During a closed-door meeting, the FSOC decided to notify the companies under consideration for the "systemically important" tag, but will not name them publicly before the council makes its final decision, the spokesman said.

The tag translates into stricter oversight from the Federal Reserve and higher capital and liquidity standards, which some firms fear will put them at a disadvantage to their smaller rivals.

The 2010 Dodd-Frank financial oversight law created the oversight council, whose members include the heads of the Treasury Department, the Federal Reserve, the Securities and Exchange Commission, the Consumer Financial Protection Bureau and the Comptroller of the Currency.

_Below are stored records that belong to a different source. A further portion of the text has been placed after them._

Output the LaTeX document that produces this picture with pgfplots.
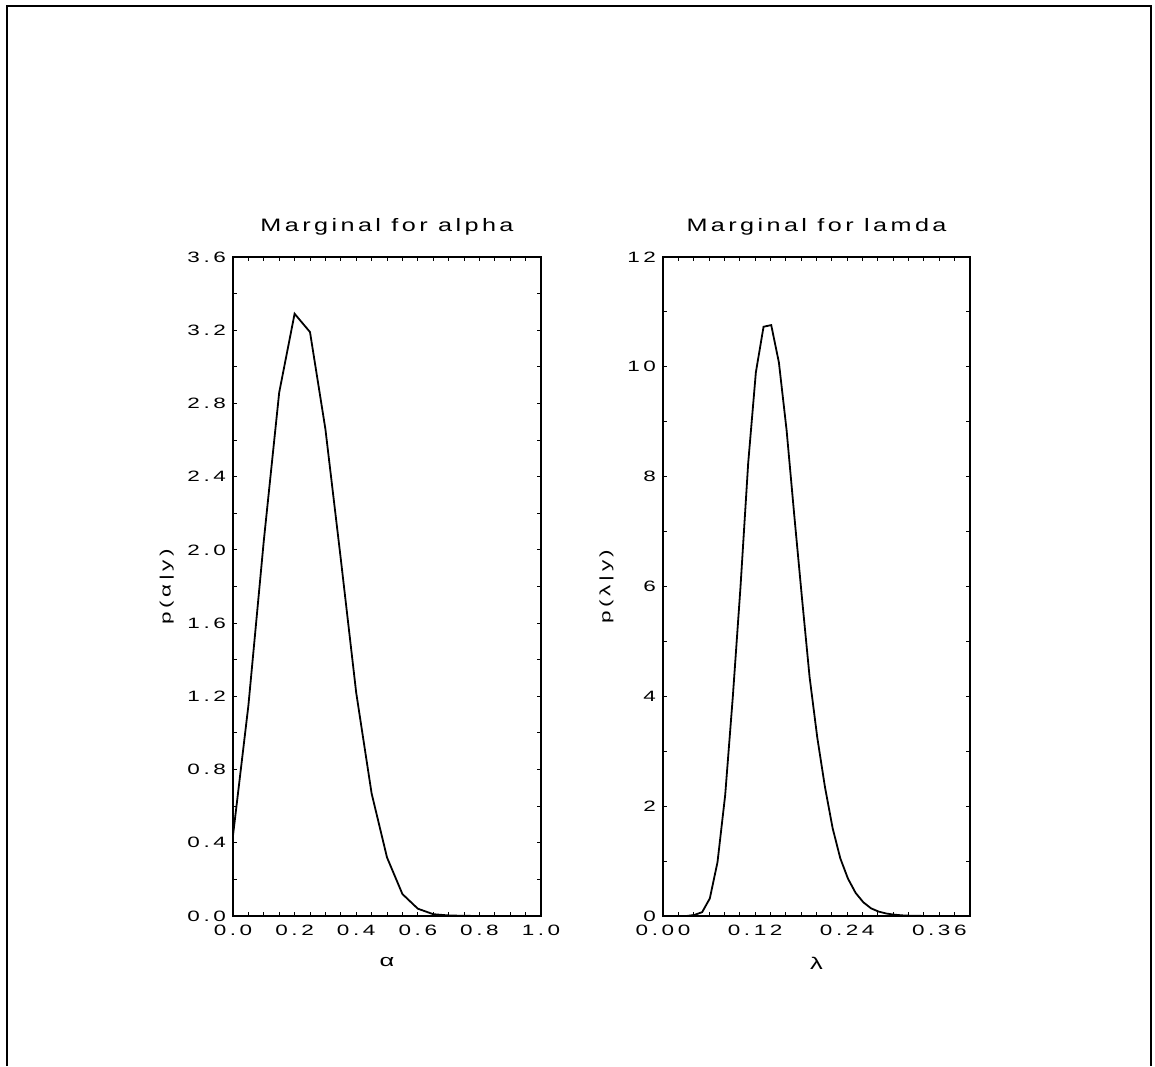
\documentclass[border=0pt]{standalone}
\usepackage{fontspec}
\setmainfont{Liberation Sans}
\newfontfamily\tickfont{Liberation Sans}[FakeStretch=1.5, LetterSpace=24]
\newfontfamily\titlefont{Liberation Sans}[FakeStretch=1.4, LetterSpace=19]
\usepackage{pgfplots}
\pgfplotsset{compat=1.18}

\pgfplotsset{
  marg/.style={
    scale only axis,
    width=154pt, height=329.5pt,
    anchor=south west,
    font=\tickfont\fontsize{7.5pt}{9pt}\selectfont,
    tick align=inside,
    xticklabel pos=lower, yticklabel pos=left,
    major tick length=2.2pt, minor tick length=2.2pt,
    axis line style={line width=1.4pt},
    tick style={line width=0.5pt, black},
    /pgf/number format/assume math mode=true,
    /pgf/number format/fixed,
    /pgf/number format/fixed zerofill,
    title style={font=\titlefont\fontsize{9pt}{11pt}\selectfont, yshift=1.5pt},
    xticklabel style={yshift=-1pt},
    xlabel style={yshift=-4pt, font=\tickfont\fontsize{8.5pt}{10pt}\selectfont},
  }
}

\begin{document}
\begin{tikzpicture}
\useasboundingbox (0,0) rectangle (577.5pt,533pt);
\draw[line width=1pt] (3.5pt,0) -- (3.5pt,530pt) -- (575.5pt,530pt) -- (575.5pt,0);

% alpha
\begin{axis}[marg,
    at={(116.5pt,75pt)},
    xmin=0, xmax=1, ymin=0, ymax=3.6,
    xtick={0,0.2,...,1.0},
    ytick={0,0.4,...,3.6},
    minor x tick num=3, minor y tick num=1,
    xticklabel style={/pgf/number format/precision=1},
    yticklabel style={/pgf/number format/precision=1},
    title={Marginal for alpha},
    xlabel={α}, ylabel={p(α|y)},
]
\addplot[black, line width=0.9pt] coordinates {
  (0.00,0.44) (0.05,1.15) (0.10,2.05) (0.15,2.86) (0.20,3.29)
  (0.25,3.19) (0.30,2.66) (0.35,1.95) (0.40,1.22) (0.45,0.67)
  (0.50,0.32) (0.55,0.12) (0.60,0.04) (0.65,0.01) (0.70,0.003)
  (0.75,0.001) (0.80,0) (0.85,0) (0.90,0) (0.95,0) (1.00,0)
};
\end{axis}

% lambda
\begin{axis}[marg,
    at={(331.5pt,75pt)}, width=153.5pt,
    xmin=0, xmax=0.4, ymin=0, ymax=12,
    xtick={0,0.12,0.24,0.36},
    minor xtick={0.02,0.04,...,0.40},
    ytick={0,2,...,12},
    minor y tick num=1,
    xticklabel style={/pgf/number format/precision=2},
    yticklabel style={/pgf/number format/precision=0, /pgf/number format/fixed zerofill=false},
    title={Marginal for lamda},
    xlabel={λ}, ylabel={p(λ|y)},
]
\addplot[black, line width=0.9pt] coordinates {
  (0.001,0) (0.011,0) (0.021,0) (0.031,0) (0.041,0.02)
  (0.051,0.07) (0.061,0.32) (0.071,0.98) (0.081,2.2) (0.091,4.0)
  (0.101,6.0) (0.111,8.25) (0.121,9.9) (0.131,10.73) (0.141,10.76)
  (0.151,10.08) (0.161,8.85) (0.171,7.3) (0.181,5.8) (0.191,4.35)
  (0.201,3.25) (0.211,2.35) (0.221,1.6) (0.231,1.05) (0.241,0.68)
  (0.251,0.42) (0.261,0.25) (0.271,0.14) (0.281,0.08) (0.291,0.045)
  (0.301,0.025) (0.311,0.012) (0.321,0.006) (0.331,0.003) (0.341,0.001)
  (0.351,0) (0.361,0) (0.371,0) (0.381,0) (0.391,0)
};
\end{axis}
\end{tikzpicture}
\end{document}
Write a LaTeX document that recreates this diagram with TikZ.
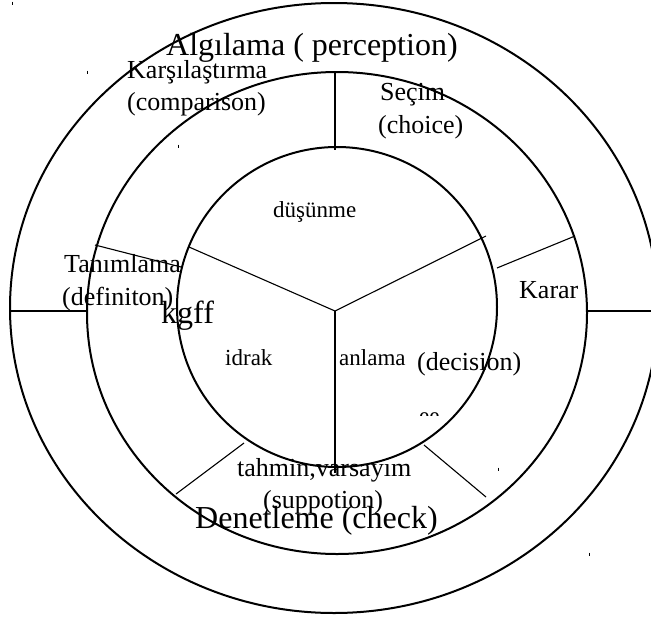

The FSOC is expected to monitor banks and other financial firms whose failure could pose a serious risk to the financial system after the U.S. government was forced to bail out institutions during the 2007-2009 financial crisis.

One of the council's tasks is to identify nonbank firms that it considers systemically important - a controversial process that some critics say enshrines certain firms as "too big to fail," while others say it harms those firms by putting them more firmly under the government's thumb.

Hedge funds and major insurance companies have feared that they could be designated as systemically important because of their size and how interconnected they are with other financial firms. They would then face the type of scrutiny Dodd-Frank assigned to Bank of America Corp., JPMorgan Chase & Co., Goldman Sachs & Co. and others.

Meanwhile, Treasury Secretary Timothy Geithner has called for the FSOC to suggest rules for money funds. The oversight council on Friday asked its staff to craft a recommendation for the group to consider at its November meeting.

The council also discussed other topics related to global and domestic markets, including the ongoing crisis in Europe, the Treasury spokesman said.